Hook up apps were something I would use occasionally when I was drinking, and feeling like I needed validation. But I no longer needed validation. I simply wanted to explore my sexuality, and I figured the best way to do so would be to use something specifically designed for it. I downloaded an app, and I started on my journey. I felt a lot of judgement at the things I was seeing- how open these men were about themselves and what they wanted sexually. I could never be that crass! But then I checked myself- why was I judging? Who was I to judge? Were we not all there for the same reason? Why is there anything wrong with a person being honest about their wants and needs in a safe forum to do so? Perhaps my judgement came from my frustration at my lack of ability to express myself in the same level of honesty.
I spoke to a few people, and it was going fine, and then one man asked to meet me. He was very attractive, and I was both thrilled and terrified at the thought of having sex with him. How would I do that? Could I do that? Was that possible? To just have sex with someone you were attracted to that, before an hour ago, was just a stranger? I had only had sex with one person. Would I regret having sex with this person? But then I realized, it didn’t matter. I wouldn’t know until I did it.
Say I did go to meet this person. And we did have sex. And afterwards, I felt unhappy. What then? Would my life be over? Of course not. It would just be me trying something, and then realizing I didn’t like it, and not doing it again. I was attaching a morality to this act that did not actually exist.
So I met him. I went to his place, and I brought protection, and I had sex with the second person that I had ever slept with. And it was fantastic. It was easy, and it was fun, and I was incredibly attracted to this man, and afterwards I felt great. It was like jumping into a cold pool, and I was now acclimated to the feeling. I felt powerful. I could do anything I wanted! As long as I was being safe, I had the power to shape my sexual life however I chose.
What had happened to the person that I thought I was? The lonely homosexual virgin, enticed and terrified of sex. I was someone who put it on an unhealthy pedestal, revering and loathing it. Now who was I? That’s a question I still don’t know the answer to. But I finally feel as though I’m on the path to finding out. Before I felt like my options were limited, and the inability to express myself sexually was something I didn’t realize had been frustrating me as much as it had. But now that box that I put myself in is gone. My future feels open and limitless. I feel like it’s okay for me to make mistakes, to put myself out there and be vulnerable.

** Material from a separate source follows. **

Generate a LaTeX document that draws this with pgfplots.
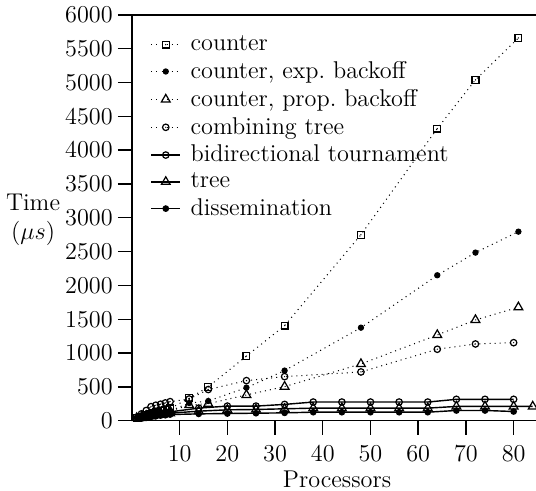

Maybe one day I’ll change my mind. At some point, I might realize that this is not what I want. I might want to be in a committed relationship, and save sex for the person that I’m in love with. And that’s okay. Because that will always be an option. But, as I’m finally realizing, it is not the only option. Right now, I don’t want to be in a committed relationship, and I don’t want to only be having sex with one person. And that doesn’t make me a bad person. It just makes me human.